Georgette Heyer was a prolific historical romance and detective fiction novelist. Her writing career began in 1921, when she turned a story for her younger brother into the novel The Black Moth.
In 1925 she married George Ronald Rougier, a mining engineer. Rougier later became a barrister and he often provided basic plot outlines for her thrillers. Beginning in 1932, Heyer released one romance novel and one thriller each year.
Heyer was an intensely private person who remained a best selling author all her life without the aid of publicity. She made no appearances, never gave an interview and only answered fan letters herself if they made an interesting historical point. She wrote one novel using the pseudonym Stella Martin.
Her Georgian and Regencies romances were inspired by Jane Austen. While some critics thought her novels were too detailed, others considered the level of detail to be Heyer's greatest asset.
Heyer remains a popular and much-loved author, known for essentially establishing the historical romance genre and its subgenre Regency romance.
Georgette Heyer's characters are varied, credible, and many grow and mature as the plot unfolds. What Georgette Heyer does have in common with Jane Austen is her wit, her lightness of touch, her gift for period detail, her ability to create credible, multi-dimensional characters whom feel you'd recognise if you saw them on the street, her ability to set the scene so that you feel you are there, her genius for witty but everyday dialogue. She is such a brilliant writer. Georgette did intend her historical romances to be light reading and I prefer her Regency romances where she paid loving attention to period detail including historical events, facts, slang and real people such as Beau Brummell, the Regent, the Duke of Wellington.

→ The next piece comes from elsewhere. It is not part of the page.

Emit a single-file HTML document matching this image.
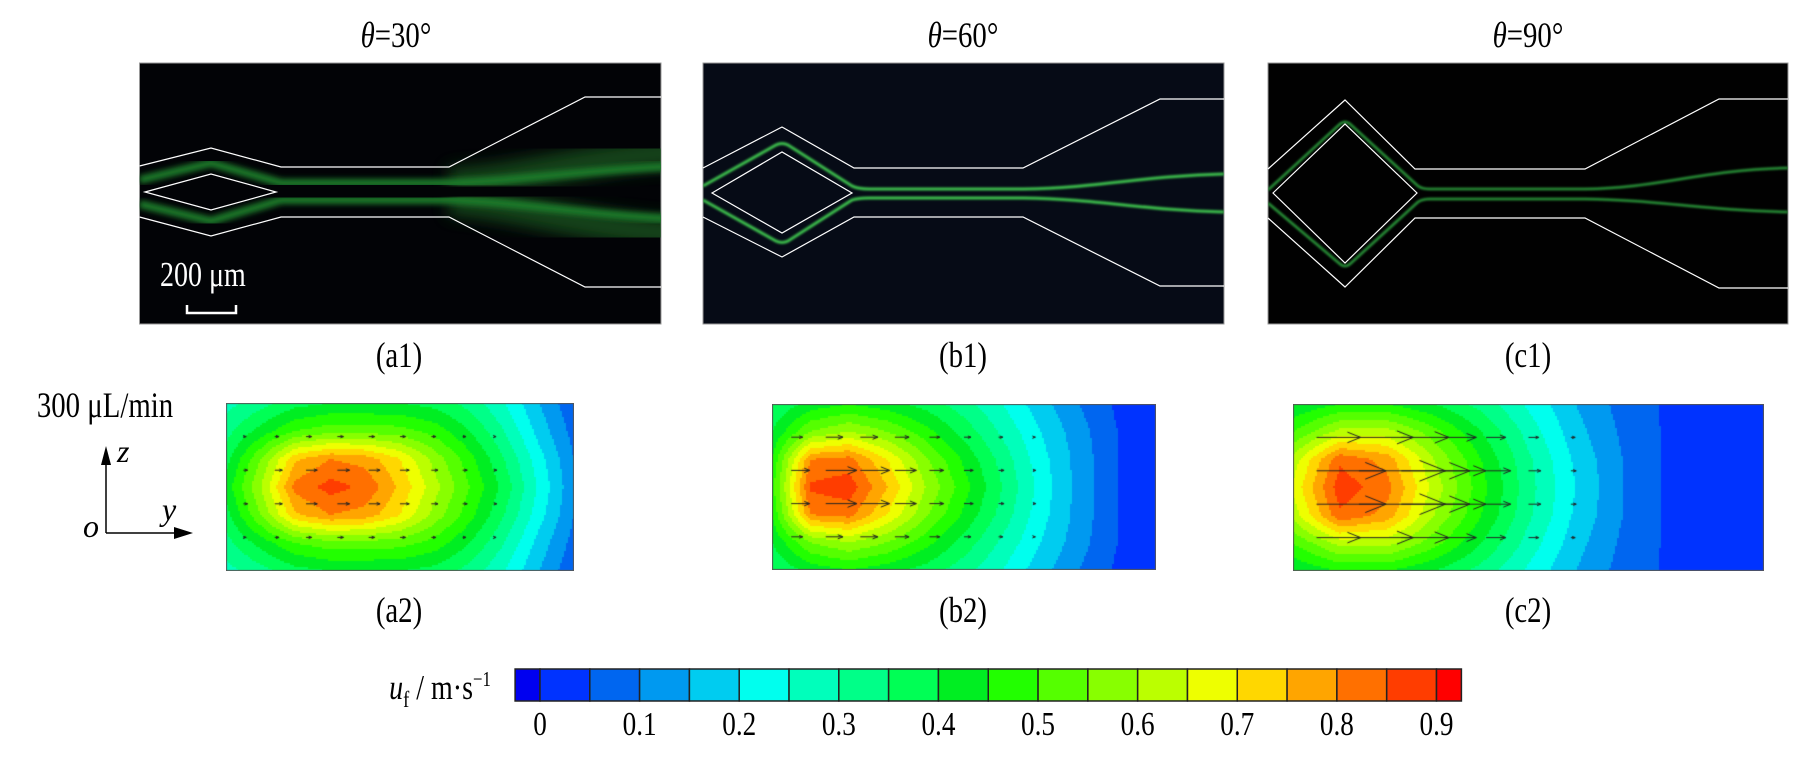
<!DOCTYPE html>
<html><head><meta charset="utf-8"><style>
body{margin:0;background:#fff;width:1794px;height:757px;position:relative;overflow:hidden;font-family:"Liberation Serif",serif;color:#000}
.t{position:absolute;font-size:36px;white-space:nowrap;transform:translate(-50%,-50%) scaleX(0.8)}
canvas{position:absolute}
</style></head><body>
<div class="t" style="left:396px;top:35px"><i>θ</i>=30°</div>
<div class="t" style="left:963px;top:35px"><i>θ</i>=60°</div>
<div class="t" style="left:1528px;top:35px"><i>θ</i>=90°</div>

<svg width="1794" height="757" style="position:absolute;left:0;top:0">
<defs>
<filter id="b3"><feGaussianBlur stdDeviation="3"/></filter>
<filter id="b6"><feGaussianBlur stdDeviation="8"/></filter>
<filter id="b1"><feGaussianBlur stdDeviation="1"/></filter>
<clipPath id="clipA"><rect x="139.5" y="63" width="521.5" height="261"/></clipPath>
<clipPath id="clipB"><rect x="703" y="63" width="521" height="261"/></clipPath>
<clipPath id="clipC"><rect x="1268" y="63" width="520" height="261"/></clipPath>
</defs>
<g>
<rect x="139.5" y="63" width="521.5" height="261" fill="#020306" stroke="#999" stroke-width="1"/>
<g clip-path="url(#clipA)">
<path d="M449 183 C520 180 580 158 680 152" stroke="#1a5e24" stroke-width="30" fill="none" filter="url(#b6)" opacity="0.7"/>
<path d="M449 200 C520 205 580 228 680 234" stroke="#1a5e24" stroke-width="30" fill="none" filter="url(#b6)" opacity="0.7"/>
<path d="M139.5 180 L211 163 L281 183 L449 183 C520 181 580 170 680 166" stroke="#1e7d2c" stroke-width="8" fill="none" filter="url(#b3)"/>
<path d="M139.5 204 L211 221 L281 200 L449 200 C520 202 580 215 680 219" stroke="#1e7d2c" stroke-width="8" fill="none" filter="url(#b3)"/>
</g>
<g stroke="#fff" stroke-width="1.2" fill="none">
<polyline points="139.5,166 211,148 281,167 449,167 585,97 661,97"/>
<polyline points="139.5,217 211,236 281,217 449,217 585,287 661,287"/>
<polygon points="145,192 211,174 276,192 211,210"/>
</g>
<text x="160" y="286" fill="#fff" font-size="35" font-family="Liberation Serif" transform="translate(160 0) scale(0.8 1) translate(-160 0)">200 μm</text>
<polyline points="187,305 187,313 236,313 236,305" stroke="#fff" stroke-width="2.5" fill="none"/>
</g>
<g>
<rect x="703" y="63" width="521" height="261" fill="#060b16" stroke="#999" stroke-width="1"/>
<g stroke="#3cc24e" stroke-width="3" fill="none" filter="url(#b1)" clip-path="url(#clipB)">
<path d="M703 186 L776 145 Q782 142 788 145 L852 186 Q858 189 870 189 L1023 189 C1100 188 1140 176 1224 174"/>
<path d="M703 200 L776 241 Q782 244 788 241 L852 200 Q858 198 870 198 L1023 198 C1100 199 1140 210 1224 212"/>
</g>
<g stroke="#fff" stroke-width="1.2" fill="none">
<polyline points="703,168 782,127 854,168 1023,168 1160,99 1224,99"/>
<polyline points="703,217 782,257 854,217 1023,217 1160,286 1224,286"/>
<polygon points="712,193 782,152 852,193 782,233"/>
</g>
</g>
<g>
<rect x="1268" y="63" width="520" height="261" fill="#010101" stroke="#999" stroke-width="1"/>
<g stroke="#2a9a3a" stroke-width="2.5" fill="none" filter="url(#b1)" clip-path="url(#clipC)">
<path d="M1268 190 L1340 124 Q1345 120 1350 124 L1418 186 Q1422 189 1430 189 L1585 189 C1660 188 1700 170 1788 168"/>
<path d="M1268 203 L1340 264 Q1345 268 1350 264 L1418 202 Q1422 199 1430 199 L1585 199 C1660 200 1700 210 1788 212"/>
</g>
<g stroke="#fff" stroke-width="1.2" fill="none">
<polyline points="1268,169 1345,100 1415,169 1585,169 1719,99 1788,99"/>
<polyline points="1268,218 1345,287 1415,218 1585,218 1719,288 1788,288"/>
<polygon points="1273,193 1345,124 1417,193 1345,263"/>
</g>
</g>
<g>
<line x1="106" y1="462" x2="106" y2="533" stroke="#000" stroke-width="1.5"/>
<polygon points="106,446 101,465 111,465" fill="#000"/>
<line x1="106" y1="533" x2="178" y2="533" stroke="#000" stroke-width="1.5"/>
<polygon points="193,533 174,527 174,539" fill="#000"/>
<text x="117" y="462" font-size="32" font-style="italic" font-family="Liberation Serif">z</text>
<text x="162" y="520" font-size="32" font-style="italic" font-family="Liberation Serif">y</text>
<text x="83" y="537" font-size="32" font-style="italic" font-family="Liberation Serif">o</text>
</g>
</svg>

<div class="t" style="left:399px;top:355px">(a1)</div>
<div class="t" style="left:963px;top:355px">(b1)</div>
<div class="t" style="left:1528px;top:355px">(c1)</div>
<div class="t" style="left:399px;top:610px">(a2)</div>
<div class="t" style="left:963px;top:610px">(b2)</div>
<div class="t" style="left:1528px;top:610px">(c2)</div>
<div class="t" style="left:105px;top:405px">300 μL/min</div>
<div class="t" style="left:440px;top:690px;font-size:35px"><i>u</i><sub style="font-size:23px">f</sub> / m·s<sup style="font-size:21px">−1</sup></div>

<canvas id="ca" width="348" height="168" style="left:226px;top:403px"></canvas>
<canvas id="cb" width="384" height="166" style="left:772px;top:404px"></canvas>
<canvas id="cc" width="471" height="167" style="left:1293px;top:404px"></canvas>
<svg id="cbar" width="1794" height="757" style="position:absolute;left:0;top:0"></svg>

<script>
// velocity grids (rows top->bottom, cols left->right), m/s
const gridA = [
[0.28,0.33,0.38,0.40,0.40,0.40,0.38,0.33,0.25,0.15,0.06],
[0.33,0.42,0.50,0.53,0.53,0.52,0.48,0.40,0.30,0.18,0.08],
[0.38,0.55,0.74,0.80,0.78,0.70,0.58,0.47,0.35,0.22,0.10],
[0.42,0.60,0.82,0.87,0.84,0.74,0.62,0.50,0.38,0.24,0.11],
[0.38,0.55,0.74,0.80,0.78,0.70,0.58,0.47,0.35,0.22,0.10],
[0.33,0.42,0.50,0.53,0.53,0.52,0.48,0.40,0.30,0.18,0.08],
[0.28,0.33,0.38,0.40,0.40,0.40,0.38,0.33,0.25,0.15,0.06]];
const gridB = [
[0.35,0.42,0.45,0.42,0.38,0.32,0.25,0.17,0.10,0.04,0.03],
[0.40,0.55,0.60,0.55,0.47,0.38,0.29,0.20,0.12,0.05,0.03],
[0.45,0.80,0.82,0.70,0.56,0.44,0.33,0.22,0.13,0.05,0.03],
[0.48,0.86,0.88,0.75,0.60,0.47,0.35,0.23,0.13,0.05,0.03],
[0.45,0.80,0.82,0.70,0.56,0.44,0.33,0.22,0.13,0.05,0.03],
[0.40,0.55,0.60,0.55,0.47,0.38,0.29,0.20,0.12,0.05,0.03],
[0.35,0.42,0.45,0.42,0.38,0.32,0.25,0.17,0.10,0.04,0.03]];
const gridC = [
[0.40,0.45,0.45,0.40,0.33,0.24,0.15,0.08,0.04,0.03,0.03],
[0.50,0.62,0.62,0.52,0.40,0.28,0.17,0.09,0.04,0.03,0.03],
[0.62,0.84,0.78,0.60,0.45,0.31,0.19,0.10,0.04,0.03,0.03],
[0.66,0.88,0.82,0.63,0.47,0.32,0.20,0.10,0.04,0.03,0.03],
[0.62,0.84,0.78,0.60,0.45,0.31,0.19,0.10,0.04,0.03,0.03],
[0.50,0.62,0.62,0.52,0.40,0.28,0.17,0.09,0.04,0.03,0.03],
[0.40,0.45,0.45,0.40,0.33,0.24,0.15,0.08,0.04,0.03,0.03]];
const levelColors = ["#0000f0","#0033ff","#0066f0","#0099f0","#00ccf0","#00ffee","#00ffbb","#00ff88","#00ff55","#00ee22","#22ff00","#55ff00","#88ff00","#bbff00","#eeff00","#ffd700","#ffa500","#ff7000","#ff3d00","#ff0000"];
const tickValues = [0,0.1,0.2,0.3,0.4,0.5,0.6,0.7,0.8,0.9];
const tickLabels = ["0","0.1","0.2","0.3","0.4","0.5","0.6","0.7","0.8","0.9"];
const arrowRows = [0.2,0.4,0.6,0.8];
const arrowCols = [0.05,0.14,0.23,0.32,0.41,0.50,0.59,0.68,0.77,0.86,0.95];

function sample(g,fx,fy){
  const R=g.length-1,C=g[0].length-1;
  const x=Math.min(Math.max(fx,0),1)*C,y=Math.min(Math.max(fy,0),1)*R;
  const i=Math.min(Math.floor(y),R-1),j=Math.min(Math.floor(x),C-1);
  const u=x-j,v=y-i;
  return g[i][j]*(1-u)*(1-v)+g[i][j+1]*u*(1-v)+g[i+1][j]*(1-u)*v+g[i+1][j+1]*u*v;
}
function levelIndex(v){return v<0?0:Math.min(levelColors.length-1,Math.floor(v/0.05)+1);}
function drawContour(id,g,scale){
  const c=document.getElementById(id),ctx=c.getContext('2d'),W=c.width,H=c.height,s=2;
  for(let y=0;y<H;y+=s)for(let x=0;x<W;x+=s){
    ctx.fillStyle=levelColors[levelIndex(sample(g,(x+1)/W,(y+1)/H))];
    ctx.fillRect(x,y,s,s);
  }
  ctx.strokeStyle="#222";ctx.lineWidth=1;
  arrowRows.forEach(fy=>arrowCols.forEach(fx=>{
    const v=sample(g,fx,fy),L=v*v*scale;if(L<2)return;
    const x0=fx*W,y0=fy*H,x1=x0+L,h=Math.max(3,L*0.3);
    ctx.beginPath();ctx.moveTo(x0,y0);ctx.lineTo(x1,y0);
    ctx.moveTo(x1-h,y0-h*0.4);ctx.lineTo(x1,y0);ctx.lineTo(x1-h,y0+h*0.4);ctx.stroke();
  }));
  ctx.strokeStyle="#555";ctx.strokeRect(0.5,0.5,W-1,H-1);
}
drawContour('ca',gridA,18);
drawContour('cb',gridB,45);
drawContour('cc',gridC,125);

const svg=document.getElementById('cbar'),NS="http://www.w3.org/2000/svg";
const x0=540,pxPerUnit=(1436.5-540)/0.9,cy=669,ch=32;
function xAt(v){return x0+v*pxPerUnit;}
levelColors.forEach((col,k)=>{
  const lo=k===0?-0.025:(k-1)*0.05,hi=k===0?0:(k===levelColors.length-1?0.925:k*0.05);
  const r=document.createElementNS(NS,'rect');
  r.setAttribute('x',xAt(lo));r.setAttribute('y',cy);r.setAttribute('width',xAt(hi)-xAt(lo));r.setAttribute('height',ch);
  r.setAttribute('fill',col);r.setAttribute('stroke','#222');r.setAttribute('stroke-width','1.5');
  
  
  svg.appendChild(r);
});
tickValues.forEach((v,k)=>{
  const t=document.createElementNS(NS,'text');
  t.setAttribute('x',xAt(v));t.setAttribute('y',735);t.setAttribute('text-anchor','middle');
  t.setAttribute('font-size','34');t.setAttribute('font-family','Liberation Serif');
  t.setAttribute('transform','translate('+xAt(v)+' 0) scale(0.8 1) translate('+(-xAt(v))+' 0)');
  t.textContent=tickLabels[k];
  
  
  svg.appendChild(t);
});
</script>
</body></html>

Didn't like Bath Tangle above half--too much waspishness between the protags.
Arabella, however, I loved. The perfect story of an innocent but strong country miss going into Society for the first time and the unattainable heart she claims. From a fateful lie to three (socially) shocking rescues, she believes she has ruined her chances at making a respectable match, but it turns out she's just what the season's matrimonial prize has been looking for. It's kind of a Cinderella story, but with a lot more spirit, some good insight into the troubling situations of the time, and a dose of wholesome moral values to save the day (and the rake).
And the Nonesuch--oh, so good. A social idol who is so normal and approachable and big-hearted that you fall in love with him almost at once, and a heroine who is stalwart and clever and graceful and genteel, yet unassuming enough to skate beneath the radar--at least until the Nonesuch sees through her facade and falls madly in love with her. Plenty of hijinks as the two responsible ones sort out the affairs of the younger, inexperienced or spoiled characters, and a really dreadful misunderstanding that nearly ruins it all. (But never fear, its a HEA)
I liked the overall story of Arabella but, it wasn't my favorite G. Heyer book. I get impatient as she describes the fashions, clothing, dress - etc. I wish she described more of the spunky nature of Arabella and Robert's clever wit.